Finding Freestyle Community in North Carolina

Clyde Smith for BLU Magazine (Issue #13, 2001, p. 12)

Upon moving back to Greensboro, North Carolina after many years in more urban areas, I didn't expect to find inspiring up-to-date artistic projects. But attending a Lyrical Menace event at Fuzzy Ducks, one of a series of statewide freestyle competitions with their epicenter in Greensboro, radically shifted my perspective regarding the level of regional talent. Kevin Cheek, The Brown Recluse, organized the event which was judged by local folks knowledgeable about and involved with hip hop. Before the contest began Kevin circulated through the crowd gathering themes which contestants then addressed with beats supplied by local dj crew Kaos Mathematics. Though some participants totally lost focus others erupted with complex waves of lyrics that were clearly created on the spot.

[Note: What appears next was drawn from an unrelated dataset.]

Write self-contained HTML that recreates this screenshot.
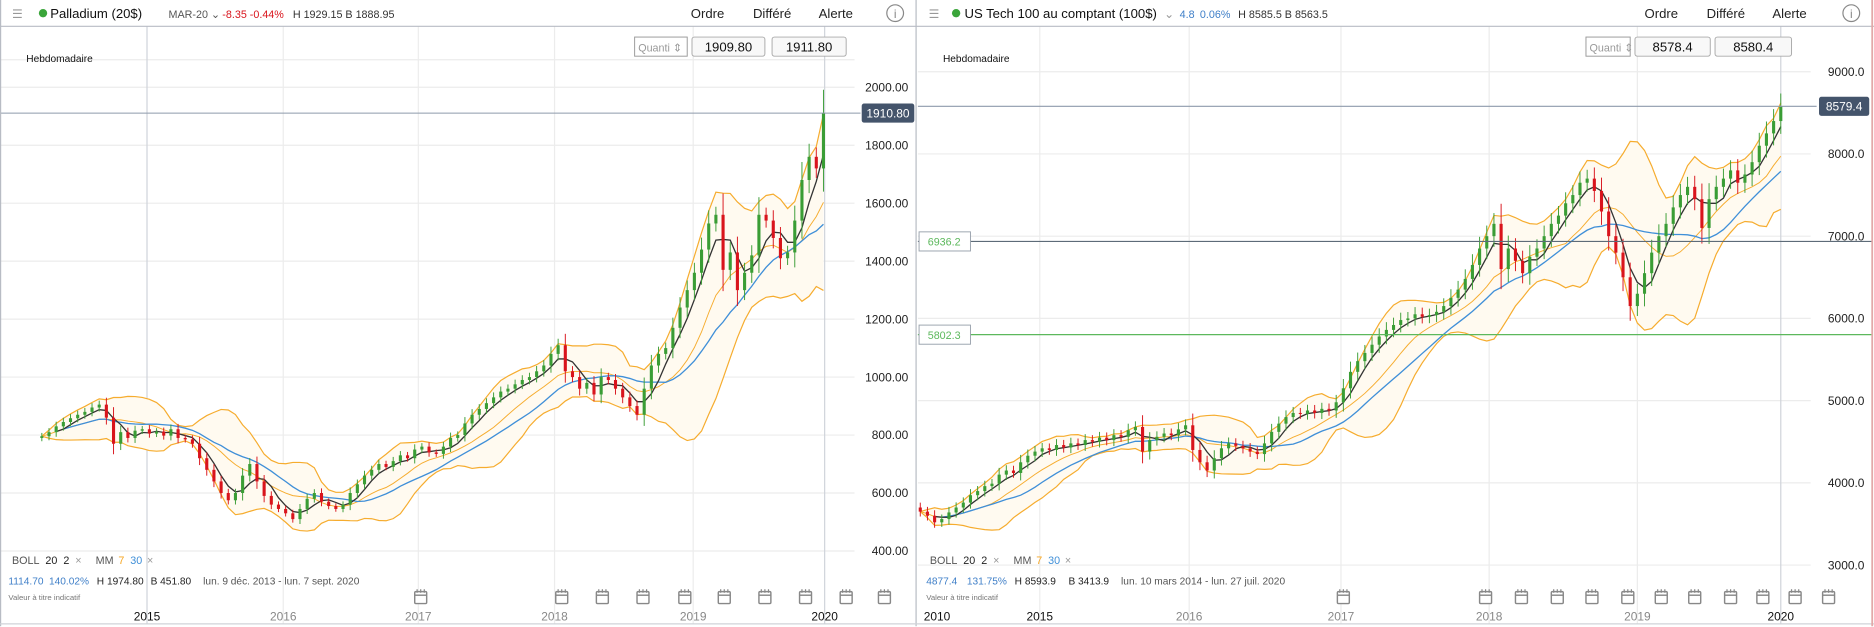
<!DOCTYPE html>
<html><head><meta charset="utf-8"><style>
html,body{margin:0;padding:0;background:#fff;overflow:hidden}
svg{display:block;font-family:"Liberation Sans",sans-serif}
</style></head><body>
<svg id="root" width="1874" height="627" viewBox="0 0 1568 524.6" xmlns="http://www.w3.org/2000/svg">
<rect x="0" y="0" width="1568" height="524.6" fill="#fff"/>
<g id="static"></g>
<g id="leftChart"></g>
<g id="rightChart"></g>
</svg>
<script>
// ---------- DATA ----------
const palladiumCloses = [796,810,830,845,858,870,880,895,905,860,770,810,790,815,820,805,812,798,820,790,785,770,720,680,640,600,575,600,660,700,640,590,560,545,530,510,545,580,600,570,555,545,560,600,630,660,680,700,690,710,730,720,750,760,740,735,760,790,800,840,870,890,910,930,950,960,975,990,1000,1020,1040,1080,1110,1020,1000,960,980,940,1000,990,960,930,900,870,960,1040,1080,1100,1170,1240,1300,1360,1440,1530,1560,1370,1430,1300,1360,1420,1560,1540,1480,1410,1430,1540,1680,1760,1720,1911];
const palladiumOpen0 = 790;
const palladiumTicks = [400,600,800,1000,1200,1400,1600,1800,2000];
const palladiumTickLabels = ["400.00","600.00","800.00","1000.00","1200.00","1400.00","1600.00","1800.00","2000.00"];
const palladiumYears = ["2015","2016","2017","2018","2019","2020"];
const palladiumPrice = [1910.80];

const ndxCloses = [3650,3600,3520,3560,3640,3700,3760,3850,3900,3960,3990,4100,4150,4120,4250,4330,4380,4420,4400,4460,4430,4480,4460,4520,4500,4550,4520,4580,4560,4640,4680,4380,4520,4560,4600,4580,4650,4700,4400,4250,4150,4300,4420,4480,4450,4420,4380,4350,4480,4620,4720,4800,4850,4840,4880,4850,4900,4880,4980,5150,5350,5480,5580,5680,5780,5860,5920,5980,6000,6050,6020,6040,6080,6150,6250,6350,6480,6650,6850,7000,7150,6600,6850,6700,6550,6750,6850,7000,7150,7250,7400,7500,7650,7700,7550,7300,7000,6800,6500,6150,6300,6550,6800,7000,7150,7350,7500,7600,7450,7100,7450,7600,7700,7800,7650,7750,7900,8100,8250,8400,8579];
const ndxOpen0 = 3700;
const ndxTicks = [3000,4000,5000,6000,7000,8000,9000];
const ndxTickLabels = ["3000.0","4000.0","5000.0","6000.0","7000.0","8000.0","9000.0"];
const ndxYears = ["2010","2015","2016","2017","2018","2019","2020"];
const ndxLevels = [6936.2, 5802.3];
const ndxPrice = [8579.4];

// ---------- helpers ----------
const NS="http://www.w3.org/2000/svg";
function mk(tag, parent, attrs, txt){const e=document.createElementNS(NS,tag);for(const k in attrs)e.setAttribute(k,attrs[k]);if(txt!==undefined)e.textContent=txt;parent.appendChild(e);return e;}
const S=document.getElementById('static');

const xL=i=>35+6*i, yL=v=>73+(2000-v)*0.2425;
const xR=i=>770+6*i, yR=v=>60+(9000-v)*0.0688;
const yearXL=[123,237,350,464,580,690];
const yearXR=[784,870,995,1122,1246,1370,1490];

function stats(c,p){const out=[];for(let i=0;i<c.length;i++){const w=c.slice(Math.max(0,i-p+1),i+1);const m=w.reduce((a,b)=>a+b,0)/w.length;const sd=Math.sqrt(w.reduce((a,b)=>a+(b-m)*(b-m),0)/w.length);out.push([m,sd]);}return out;}

function drawChart(g, closes, open0, xf, yf, clipX0, clipX1, pfx){
  const cp=mk('clipPath',g,{id:pfx+'clip'});mk('rect',cp,{x:clipX0,y:30,width:clipX1-clipX0,height:420});
  const pg=mk('g',g,{'clip-path':'url(#'+pfx+'clip)'});
  const boll=stats(closes,10), m7=stats(closes,4), m30=stats(closes,15);
  const up=boll.map((s,i)=>xf(i)+','+yf(s[0]+2*s[1]));
  const lo=boll.map((s,i)=>xf(i)+','+yf(s[0]-2*s[1]));
  const fill=mk('polygon',pg,{points:up.concat(lo.slice().reverse()).join(' '),fill:'#fffaf0'});
  
  
  const ub=mk('polyline',pg,{points:up.join(' '),fill:'none',stroke:'#f6ac2e','stroke-width':1});
  
  
  const lb=mk('polyline',pg,{points:lo.join(' '),fill:'none',stroke:'#f6ac2e','stroke-width':1});
  
  
  const mid=mk('polyline',pg,{points:boll.map((s,i)=>xf(i)+','+yf(s[0])).join(' '),fill:'none',stroke:'#f6ac2e','stroke-width':0.8});
  
  
  const ma30=mk('polyline',pg,{points:m30.slice(3).map((s,i)=>xf(i+3)+','+yf(s[0])).join(' '),fill:'none',stroke:'#3f8fd8','stroke-width':1.1});
  
  
  const ma7=mk('polyline',pg,{points:m7.slice(2).map((s,i)=>xf(i+2)+','+yf(s[0])).join(' '),fill:'none',stroke:'#333','stroke-width':1.1});
  
  
  for(let i=0;i<closes.length;i++){
    const o=i===0?open0:closes[i-1], c=closes[i];
    const hi=Math.max(o,c)+Math.abs(c-o)*0.3+c*0.012, lw=Math.min(o,c)-Math.abs(c-o)*0.3-c*0.012;
    const col=c>=o?'#3a9d35':'#d9141c';
    const x=xf(i);
    const w=mk('line',pg,{x1:x,x2:x,y1:yf(hi),y2:yf(lw),stroke:col,'stroke-width':0.8});
    
    
    const b=mk('rect',pg,{x:x-1.3,y:Math.min(yf(o),yf(c)),width:2.6,height:Math.max(0.8,Math.abs(yf(o)-yf(c))),fill:col});
    
    
  }
}

function txt(parent,x,y,s,opts){const t=mk('text',parent,Object.assign({x:x,y:y,'font-size':10,fill:'#222'},opts||{}),s);return t;}
palladiumTicks.forEach((v,i)=>{
  const l=mk('line',S,{x1:0,x2:715,y1:yL(v),y2:yL(v),stroke:'#ececec'});
  
  
  const t=txt(S,760,yL(v)+3.5,palladiumTickLabels[i],{'text-anchor':'end'});
  
  
});
[50].forEach(y=>{mk('line',S,{x1:0,x2:715,y1:y,y2:y,stroke:'#ececec'});});
yearXL.forEach((x,i)=>{
  const l=mk('line',S,{x1:x,x2:x,y1:22,y2:522,stroke:(i===0||i===5)?'#cfd3da':'#ececec'});
  
  
  const t=txt(S,x,519,palladiumYears[i],{'text-anchor':'middle',fill:(i===0||i===5)?'#111':'#888'});
  
  
});
ndxTicks.forEach((v,i)=>{
  const l=mk('line',S,{x1:768,x2:1515,y1:yR(v),y2:yR(v),stroke:'#ececec'});
  
  
  const t=txt(S,1560,yR(v)+3.5,ndxTickLabels[i],{'text-anchor':'end'});
  
  
});
yearXR.forEach((x,i)=>{
  if(i>0){const l=mk('line',S,{x1:x,x2:x,y1:22,y2:522,stroke:i===6?'#cfd3da':'#ececec'});
  
  }
  const t=txt(S,x,519,ndxYears[i],{'text-anchor':'middle',fill:(i<2||i===6)?'#111':'#888'});
  
  
});

drawChart(document.getElementById('leftChart'),palladiumCloses,palladiumOpen0,xL,yL,0,715,'left-');
drawChart(document.getElementById('rightChart'),ndxCloses,ndxOpen0,xR,yR,768,1515,'right-');

const G2=mk('g',S.parentNode,{});
const pl=mk('line',G2,{x1:0,x2:720,y1:yL(palladiumPrice[0]),y2:yL(palladiumPrice[0]),stroke:'#8e9aab','stroke-width':0.9});


const pt=mk('rect',G2,{x:721,y:yL(palladiumPrice[0])-8,width:44,height:16,rx:2,fill:'#44546b'});


txt(G2,743,yL(palladiumPrice[0])+3.5,palladiumPrice[0].toFixed(2),{'text-anchor':'middle',fill:'#fff'});
const pr=mk('line',G2,{x1:768,x2:1520,y1:yR(ndxPrice[0]),y2:yR(ndxPrice[0]),stroke:'#8e9aab','stroke-width':0.9});


const prt=mk('rect',G2,{x:1522,y:yR(ndxPrice[0])-8,width:42,height:16,rx:2,fill:'#44546b'});


txt(G2,1543,yR(ndxPrice[0])+3.5,ndxPrice[0].toFixed(1),{'text-anchor':'middle',fill:'#fff'});
ndxLevels.forEach((v,i)=>{
  const l=mk('line',G2,{x1:768,x2:1566,y1:yR(v),y2:yR(v),stroke:i===0?'#5d6b78':'#5cb85c','stroke-width':1});
  
  
  const b=mk('rect',G2,{x:769,y:yR(v)-8,width:43,height:16,fill:'#fff',stroke:'#9aa3ad','stroke-width':0.8});
  
  
  txt(G2,790,yR(v)+3.5,v.toFixed(1),{'text-anchor':'middle',fill:'#5cb85c','font-size':9});
});

function cal(x,y){const g=mk('g',G2,{});mk('rect',g,{x:x-5,y:y-5,width:10,height:10,fill:'#fff',stroke:'#888','stroke-width':1.2,rx:1});mk('line',g,{x1:x-5,x2:x+5,y1:y-2,y2:y-2,stroke:'#888','stroke-width':1.2});[-3,0,3].forEach(d=>mk('line',g,{x1:x+d,x2:x+d,y1:y-7,y2:y-4,stroke:'#888'}));return g;}
[352,470,504,538,573,606,640,674,708,740,1124,1243,1273,1303,1332,1362,1390,1418,1448,1475,1502,1530].forEach(x=>{
  const c=cal(x,500);
  
  
});
</script>
<script>
(function(){
const NS="http://www.w3.org/2000/svg";const R=document.getElementById('root');
function mk(tag,p,a,t){const e=document.createElementNS(NS,tag);for(const k in a)e.setAttribute(k,a[k]);if(t!==undefined)e.textContent=t;p.appendChild(e);return e;}
const g=mk('g',R,{});
mk('rect',g,{x:0,y:0,width:1568,height:22,fill:'#fff'});
mk('line',g,{x1:0,x2:1568,y1:22,y2:22,stroke:'#b8bcc4'});
mk('line',g,{x1:766.5,x2:766.5,y1:0,y2:524,stroke:'#b8bcc4'});
mk('line',g,{x1:0.5,x2:0.5,y1:0,y2:524,stroke:'#b8bcc4'});
mk('line',g,{x1:0,x2:1568,y1:522,y2:522,stroke:'#d0d3d8'});
mk('line',g,{x1:1566.5,x2:1566.5,y1:0,y2:524,stroke:'#e2a8a8','stroke-width':1.5});
function T(x,y,s,o){return mk('text',g,Object.assign({x:x,y:y,'font-size':10,fill:'#222'},o||{}),s);}
let t;
t=T(10,15,'☰',{fill:'#999','font-size':10});
mk('circle',g,{cx:36,cy:11,r:3.5,fill:'#3aa53a'});
t=T(42,15,'Palladium (20$)',{'font-size':11,fill:'#111'});
t=T(141,15,'MAR-20 ⌄',{fill:'#555','font-size':9});
T(186,15,'-8.35',{fill:'#d9141c','font-size':9});
T(209,15,'-0.44%',{fill:'#d9141c','font-size':9});
T(245,15,'H 1929.15 B 1888.95',{fill:'#333','font-size':9});
t=T(578,15,'Ordre',{'font-size':11});
t=T(630,15,'Différé',{'font-size':11});
t=T(685,15,'Alerte',{'font-size':11});
mk('circle',g,{cx:749,cy:11,r:7,fill:'none',stroke:'#888'});T(749,15,'i',{'text-anchor':'middle',fill:'#888','font-size':10});
T(777,15,'☰',{fill:'#999'});
mk('circle',g,{cx:800,cy:11,r:3.5,fill:'#3aa53a'});
t=T(807,15,'US Tech 100 au comptant (100$)',{'font-size':11,fill:'#111'});
T(974,15,'⌄',{fill:'#999'});
T(987,15,'4.8',{fill:'#3f7fc8','font-size':9});
T(1004,15,'0.06%',{fill:'#3f7fc8','font-size':9});
T(1036,15,'H 8585.5 B 8563.5',{fill:'#333','font-size':9});
t=T(1376,15,'Ordre',{'font-size':11});
t=T(1428,15,'Différé',{'font-size':11});
t=T(1483,15,'Alerte',{'font-size':11});
mk('circle',g,{cx:1549,cy:11,r:7,fill:'none',stroke:'#888'});T(1549,15,'i',{'text-anchor':'middle',fill:'#888'});
function box(x,w,s,name,q){const r=mk('rect',g,{x:x,y:31,width:w,height:16,rx:q?0:2,fill:q?'#fff':'#f8f8f8',stroke:q?'#999':'#aaa','stroke-width':0.8});
 T(q?x+3:x+w/2,43,s,{'text-anchor':q?'start':'middle','font-size':q?9:11,fill:q?'#999':'#111'});}
box(531,44,'Quanti ⇕','left-quantity-input',true);box(579,61,'1909.80','left-sell-button');box(646,62,'1911.80','left-buy-button');
box(1327,37,'Quanti ⇕','right-quantity-input',true);box(1368,63,'8578.4','right-sell-button');box(1435,64,'8580.4','right-buy-button');
T(22,52,'Hebdomadaire',{'font-size':8.5,fill:'#111'});
T(789,52,'Hebdomadaire',{'font-size':8.5,fill:'#111'});
function legend(x,vals){
 T(x,472,'BOLL',{fill:'#555','font-size':9});T(x+28,472,'20',{'font-size':9});T(x+43,472,'2',{'font-size':9});T(x+53,472,'×',{fill:'#999','font-size':9});
 T(x+70,472,'MM',{fill:'#555','font-size':9});T(x+89,472,'7',{fill:'#f6a623','font-size':9});T(x+99,472,'30',{fill:'#3f8fd8','font-size':9});T(x+113,472,'×',{fill:'#999','font-size':9});
 T(x-3,489,vals[0],{fill:'#3f7fc8','font-size':8.5});T(x+31,489,vals[1],{fill:'#3f7fc8','font-size':8.5});T(x+71,489,vals[2],{'font-size':8.5});T(x+116,489,vals[3],{'font-size':8.5});T(x+160,489,vals[4],{fill:'#555','font-size':8.5});
 T(x-3,502,'Valeur à titre indicatif',{fill:'#777','font-size':6.5});
}
legend(10,['1114.70','140.02%','H 1974.80','B 451.80','lun. 9 déc. 2013 - lun. 7 sept. 2020']);
legend(778,['4877.4','131.75%','H 8593.9','B 3413.9','lun. 10 mars 2014 - lun. 27 juil. 2020']);
})();
</script>
</body></html>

While the talent was impressive, I was also moved by a supportive community vibe that pervaded the event. Often one mc would come off the stage to be embraced by his competitors and there was a sense of comraderie that I have rarely seen in any competitive situation. Another important aspect was a comfortable interracial feel which was later confirmed by repeated visits to local events and in a discussion I had with Case Logic, one of the few white rappers present. He said he found this particular scene to have the least amount of racial tension he'd experienced in hip hop. Attending that first Lyrical Menace inspired me artistically but more importantly it gave me the utopian feeling that maybe we can work things out, at least in specific settings where open communication occurs.

After attending more competitions and a cipher that happens periodically at Gate City Noise, another local venue, this community feeling remained even as I discovered more of the realities of people's differences. I recently spoke with Kevin Cheek to gain the organizers perspectives on my perceptions. We began with a discussion of the art of freestyle which Kevin terms the basic element of mcing. And though he understands the need to get paid, Kevin emphasizes communication and mutual support when talking about what he values in hip hop. He particularly enjoys the times when freestylers gather on the sidewalk communicating with each other and speaking what's on their mind in the moment.

Kevin and I concurred that one of the strongest participants in the contests is Cosmic Legaci whose encouragement of other performers in the midst of competition exemplifies such values. Kevin acknowledges that for some local rappers success is money, hos and clothes but he prefers figures like Cosmic Legaci who can battle without having to hate on each other. He also emphasizes the work of local herbalist Treasun who represents the realness of hip hop in that he speaks nothing but truth. I mentioned Case Logic who helped introduce me to the local scene and whose lyrics are complex and politically astute. Kevin regards him as possibly the most underrated mc in Greensboro because he doesn't get his props in local judging. But such are the realities of competitions in which we all have favorites and not everyone can win. For now, I'm extremely happy to be spending time in a setting where money has yet to change the situation though, with the level of talent and desire I've observed, that may not remain the case for long.